— Begin Data block —

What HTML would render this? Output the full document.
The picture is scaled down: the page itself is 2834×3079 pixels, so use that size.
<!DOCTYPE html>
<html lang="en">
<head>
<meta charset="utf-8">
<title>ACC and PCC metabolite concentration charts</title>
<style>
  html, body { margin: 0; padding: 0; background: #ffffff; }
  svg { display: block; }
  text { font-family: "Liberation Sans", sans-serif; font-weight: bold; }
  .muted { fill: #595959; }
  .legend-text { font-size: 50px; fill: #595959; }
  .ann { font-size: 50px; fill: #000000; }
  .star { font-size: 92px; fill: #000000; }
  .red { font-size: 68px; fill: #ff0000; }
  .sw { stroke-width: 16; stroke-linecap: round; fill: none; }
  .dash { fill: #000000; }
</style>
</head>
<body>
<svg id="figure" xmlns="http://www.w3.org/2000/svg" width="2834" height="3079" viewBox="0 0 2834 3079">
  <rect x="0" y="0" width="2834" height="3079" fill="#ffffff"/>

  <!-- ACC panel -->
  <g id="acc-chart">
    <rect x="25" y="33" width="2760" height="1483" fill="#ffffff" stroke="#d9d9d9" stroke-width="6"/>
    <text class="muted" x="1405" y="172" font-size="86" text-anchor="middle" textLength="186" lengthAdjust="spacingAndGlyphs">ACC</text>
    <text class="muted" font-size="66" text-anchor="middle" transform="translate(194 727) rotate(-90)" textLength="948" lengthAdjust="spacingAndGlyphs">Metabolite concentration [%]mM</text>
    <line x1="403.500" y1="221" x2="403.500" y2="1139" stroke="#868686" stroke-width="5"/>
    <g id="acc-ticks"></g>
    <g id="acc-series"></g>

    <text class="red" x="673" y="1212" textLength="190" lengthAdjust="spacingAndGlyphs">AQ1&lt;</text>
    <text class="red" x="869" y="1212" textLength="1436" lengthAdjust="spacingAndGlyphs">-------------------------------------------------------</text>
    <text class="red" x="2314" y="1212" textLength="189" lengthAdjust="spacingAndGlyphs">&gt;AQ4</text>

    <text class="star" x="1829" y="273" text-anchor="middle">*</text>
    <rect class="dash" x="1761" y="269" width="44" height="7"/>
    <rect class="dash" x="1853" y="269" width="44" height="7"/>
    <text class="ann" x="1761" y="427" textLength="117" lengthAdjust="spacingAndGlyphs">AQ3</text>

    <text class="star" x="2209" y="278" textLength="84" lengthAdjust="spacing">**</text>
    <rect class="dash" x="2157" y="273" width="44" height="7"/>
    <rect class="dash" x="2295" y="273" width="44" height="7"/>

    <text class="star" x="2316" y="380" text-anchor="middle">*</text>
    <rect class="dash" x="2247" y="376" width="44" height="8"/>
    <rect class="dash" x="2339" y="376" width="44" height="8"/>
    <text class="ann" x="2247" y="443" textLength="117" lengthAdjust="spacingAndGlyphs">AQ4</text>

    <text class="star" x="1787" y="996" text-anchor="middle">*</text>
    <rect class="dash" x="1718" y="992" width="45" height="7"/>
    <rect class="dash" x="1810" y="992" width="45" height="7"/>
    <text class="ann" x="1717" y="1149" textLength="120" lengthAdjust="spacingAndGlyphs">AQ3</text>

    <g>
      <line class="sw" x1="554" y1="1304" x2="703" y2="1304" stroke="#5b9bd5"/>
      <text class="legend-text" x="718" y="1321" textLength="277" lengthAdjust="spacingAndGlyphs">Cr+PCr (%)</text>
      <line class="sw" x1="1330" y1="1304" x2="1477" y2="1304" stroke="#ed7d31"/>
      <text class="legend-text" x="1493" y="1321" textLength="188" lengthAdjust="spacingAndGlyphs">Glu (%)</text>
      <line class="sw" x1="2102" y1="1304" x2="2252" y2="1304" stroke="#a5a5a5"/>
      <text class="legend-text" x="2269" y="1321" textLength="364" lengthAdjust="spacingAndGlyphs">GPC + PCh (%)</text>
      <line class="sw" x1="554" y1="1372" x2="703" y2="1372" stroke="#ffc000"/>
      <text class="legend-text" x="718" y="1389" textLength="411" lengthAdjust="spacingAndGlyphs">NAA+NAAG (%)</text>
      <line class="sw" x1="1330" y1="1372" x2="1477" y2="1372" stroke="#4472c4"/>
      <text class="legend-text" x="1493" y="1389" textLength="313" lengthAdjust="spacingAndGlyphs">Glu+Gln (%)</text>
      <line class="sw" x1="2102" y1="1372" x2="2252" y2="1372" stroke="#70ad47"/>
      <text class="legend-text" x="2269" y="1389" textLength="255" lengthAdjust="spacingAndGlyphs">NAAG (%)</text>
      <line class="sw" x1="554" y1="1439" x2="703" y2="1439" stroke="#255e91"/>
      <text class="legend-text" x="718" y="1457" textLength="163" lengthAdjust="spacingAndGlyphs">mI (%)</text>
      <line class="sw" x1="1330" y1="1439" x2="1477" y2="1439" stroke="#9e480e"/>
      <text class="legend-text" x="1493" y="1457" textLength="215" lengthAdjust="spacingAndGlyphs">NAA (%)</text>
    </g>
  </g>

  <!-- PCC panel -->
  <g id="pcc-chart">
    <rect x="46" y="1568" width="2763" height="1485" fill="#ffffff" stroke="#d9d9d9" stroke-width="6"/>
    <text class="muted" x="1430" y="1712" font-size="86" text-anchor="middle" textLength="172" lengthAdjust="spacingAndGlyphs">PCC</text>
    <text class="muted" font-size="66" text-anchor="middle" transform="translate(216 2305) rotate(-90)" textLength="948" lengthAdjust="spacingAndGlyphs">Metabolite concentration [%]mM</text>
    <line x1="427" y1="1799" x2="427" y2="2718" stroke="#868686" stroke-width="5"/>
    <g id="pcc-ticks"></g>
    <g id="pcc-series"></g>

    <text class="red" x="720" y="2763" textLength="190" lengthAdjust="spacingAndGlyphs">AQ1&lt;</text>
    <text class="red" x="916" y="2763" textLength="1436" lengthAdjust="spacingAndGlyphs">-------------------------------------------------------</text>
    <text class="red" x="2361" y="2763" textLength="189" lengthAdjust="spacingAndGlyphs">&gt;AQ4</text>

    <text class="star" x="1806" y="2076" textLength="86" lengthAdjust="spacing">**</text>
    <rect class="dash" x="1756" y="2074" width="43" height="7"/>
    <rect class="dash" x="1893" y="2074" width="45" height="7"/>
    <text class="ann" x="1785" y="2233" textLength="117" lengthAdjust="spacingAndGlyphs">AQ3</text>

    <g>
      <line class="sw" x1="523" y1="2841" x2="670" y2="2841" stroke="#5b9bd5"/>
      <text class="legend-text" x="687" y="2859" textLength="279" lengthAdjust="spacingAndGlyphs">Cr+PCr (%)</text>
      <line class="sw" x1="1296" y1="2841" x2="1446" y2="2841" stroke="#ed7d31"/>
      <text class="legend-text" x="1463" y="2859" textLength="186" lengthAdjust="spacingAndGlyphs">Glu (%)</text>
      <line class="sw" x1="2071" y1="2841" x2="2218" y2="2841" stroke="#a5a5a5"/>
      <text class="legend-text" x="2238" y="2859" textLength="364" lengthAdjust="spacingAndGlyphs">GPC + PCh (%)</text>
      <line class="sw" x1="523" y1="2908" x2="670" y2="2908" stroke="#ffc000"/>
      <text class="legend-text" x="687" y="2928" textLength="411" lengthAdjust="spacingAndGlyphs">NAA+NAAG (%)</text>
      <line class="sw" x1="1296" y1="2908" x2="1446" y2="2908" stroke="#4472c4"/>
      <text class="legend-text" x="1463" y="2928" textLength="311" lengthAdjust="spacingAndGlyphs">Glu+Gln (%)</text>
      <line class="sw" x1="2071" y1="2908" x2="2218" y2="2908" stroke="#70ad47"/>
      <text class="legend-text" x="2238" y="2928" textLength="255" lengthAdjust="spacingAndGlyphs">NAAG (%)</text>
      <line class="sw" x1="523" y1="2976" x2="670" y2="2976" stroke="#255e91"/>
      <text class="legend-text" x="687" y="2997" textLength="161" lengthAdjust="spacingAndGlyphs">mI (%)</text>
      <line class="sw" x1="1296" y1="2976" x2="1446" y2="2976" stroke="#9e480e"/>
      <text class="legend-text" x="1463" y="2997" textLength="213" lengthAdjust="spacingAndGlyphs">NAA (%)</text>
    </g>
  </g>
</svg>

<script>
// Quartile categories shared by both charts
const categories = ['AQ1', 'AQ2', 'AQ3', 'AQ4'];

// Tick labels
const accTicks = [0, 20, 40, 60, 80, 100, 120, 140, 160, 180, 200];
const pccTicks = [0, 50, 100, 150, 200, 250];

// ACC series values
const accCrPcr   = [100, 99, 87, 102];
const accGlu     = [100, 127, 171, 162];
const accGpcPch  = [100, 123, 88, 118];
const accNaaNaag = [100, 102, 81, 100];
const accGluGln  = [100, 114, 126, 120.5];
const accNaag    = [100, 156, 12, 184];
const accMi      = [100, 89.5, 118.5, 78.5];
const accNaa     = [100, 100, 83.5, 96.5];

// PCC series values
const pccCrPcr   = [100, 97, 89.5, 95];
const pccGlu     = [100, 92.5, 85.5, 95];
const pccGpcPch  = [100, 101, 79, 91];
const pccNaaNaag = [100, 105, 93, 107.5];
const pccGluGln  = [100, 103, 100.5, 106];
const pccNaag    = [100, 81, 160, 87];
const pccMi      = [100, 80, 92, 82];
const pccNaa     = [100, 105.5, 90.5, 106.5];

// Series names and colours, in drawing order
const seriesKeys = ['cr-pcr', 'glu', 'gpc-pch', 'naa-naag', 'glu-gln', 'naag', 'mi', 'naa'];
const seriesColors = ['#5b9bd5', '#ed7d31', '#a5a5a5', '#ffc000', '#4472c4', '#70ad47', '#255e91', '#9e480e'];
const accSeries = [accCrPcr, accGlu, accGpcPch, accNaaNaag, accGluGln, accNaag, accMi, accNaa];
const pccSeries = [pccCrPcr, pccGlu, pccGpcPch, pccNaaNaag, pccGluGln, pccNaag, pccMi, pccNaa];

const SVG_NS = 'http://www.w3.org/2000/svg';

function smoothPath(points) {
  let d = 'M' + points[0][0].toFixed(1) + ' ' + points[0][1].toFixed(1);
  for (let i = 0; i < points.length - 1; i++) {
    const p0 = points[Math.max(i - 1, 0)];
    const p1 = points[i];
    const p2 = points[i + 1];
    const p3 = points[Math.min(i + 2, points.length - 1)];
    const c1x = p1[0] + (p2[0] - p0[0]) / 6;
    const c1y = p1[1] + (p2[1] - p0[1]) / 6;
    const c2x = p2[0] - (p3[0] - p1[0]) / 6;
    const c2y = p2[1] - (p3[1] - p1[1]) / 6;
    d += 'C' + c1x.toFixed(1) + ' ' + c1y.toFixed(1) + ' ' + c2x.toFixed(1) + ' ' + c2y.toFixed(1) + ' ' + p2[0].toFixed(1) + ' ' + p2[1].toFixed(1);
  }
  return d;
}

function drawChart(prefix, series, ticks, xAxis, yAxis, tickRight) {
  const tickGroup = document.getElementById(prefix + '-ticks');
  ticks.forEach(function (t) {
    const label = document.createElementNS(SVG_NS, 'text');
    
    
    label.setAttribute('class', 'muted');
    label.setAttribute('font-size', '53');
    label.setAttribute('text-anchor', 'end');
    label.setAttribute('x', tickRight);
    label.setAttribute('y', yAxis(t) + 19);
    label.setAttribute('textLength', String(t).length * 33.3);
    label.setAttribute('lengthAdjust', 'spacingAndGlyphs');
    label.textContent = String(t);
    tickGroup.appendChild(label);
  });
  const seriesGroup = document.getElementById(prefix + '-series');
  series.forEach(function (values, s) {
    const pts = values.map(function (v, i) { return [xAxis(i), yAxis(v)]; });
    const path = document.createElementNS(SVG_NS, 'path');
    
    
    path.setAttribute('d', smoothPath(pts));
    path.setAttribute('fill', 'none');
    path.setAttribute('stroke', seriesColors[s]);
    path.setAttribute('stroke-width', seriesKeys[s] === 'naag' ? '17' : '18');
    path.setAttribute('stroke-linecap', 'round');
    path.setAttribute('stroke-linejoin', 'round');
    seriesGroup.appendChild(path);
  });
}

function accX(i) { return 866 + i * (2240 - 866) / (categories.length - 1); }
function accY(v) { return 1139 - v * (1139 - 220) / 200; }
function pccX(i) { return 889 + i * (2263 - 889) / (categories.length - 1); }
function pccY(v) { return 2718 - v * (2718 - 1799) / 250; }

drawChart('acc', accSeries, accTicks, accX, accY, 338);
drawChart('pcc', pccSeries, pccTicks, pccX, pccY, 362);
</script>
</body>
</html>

— End Data block —

== What the task requires ==
Copy out every line from the data above that has "document" in it.

== Task solution ==
What HTML would render this? Output the full document.
  const tickGroup = document.getElementById(prefix + '-ticks');
    const label = document.createElementNS(SVG_NS, 'text');
  const seriesGroup = document.getElementById(prefix + '-series');
    const path = document.createElementNS(SVG_NS, 'path');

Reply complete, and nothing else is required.